Television's unwanted stepchild

VoD: Five left on the sidelines

Recently it was announced that Ofcom's plan for a high definition Freeview service would provide HD channels for the BBC, ITV and Channel 4, but no standard provision given for Channel Five to have a HD channel, plus now it appears that Five was initially sidelined when it came to setting up a planned video on demand portal for the terrestrial broadcasters.

The answer is simpler than it initially seems. The BBC is obviously a public service broadcaster funded by the licence fee, ITV holds expensive regional licences and Channel 4 has its own well defined public service remit, whereas Channel Five was just a commercial broadcaster operating a patchwork analogue terrestrial service.

Combine this with Channel Five's direct competitiveness with Channel 4 and you have the perfect excuse to leave Five out the "terrestrial club", so to speak, on the grounds of not having a distinctive public service remit. Also it's subsequently easy to argue that Five is just to be treated the same as all of the other terrestrial (digital) broadcasters.

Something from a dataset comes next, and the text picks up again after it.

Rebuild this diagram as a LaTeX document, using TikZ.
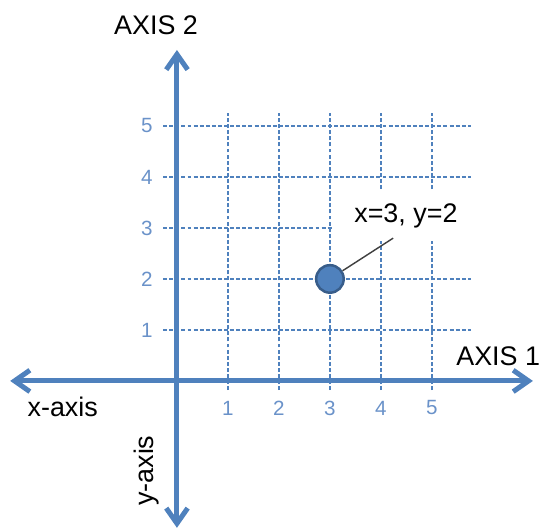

There's no doubt that Channel Five will inevitably provide programmes for any "one stop shop" internet-based video on demand service run by the major terrestrial broadcasters - it can't afford not to - but despite RTL being one of the largest European broadcasters, Channel Five is relatively weak when it comes to influencing UK broadcasting policy matters.

RTL is probably now regretting not having bought ITV plc at an earlier stage, but there is always the prospect of a weakening ITV share price if a creative renaissance fails to materialise and BSkyB being forced to divest its ITV shares. BSkyB might theoretically be interested in some form of exchange deal that includes swapping its ITV shares in exchange for Channel Five.

Although BSkyB seems to be superficially losing interest in free-to-air terrestrial television, it could somehow work Five into its "Picnic" pay-TV proposal if only to repurpose the space occupied by channels such as Five Life and Five US. But of course RTL isn't the only potential purchaser of shares in ITV plc, and it could have a fight on its hands when the occasion arises.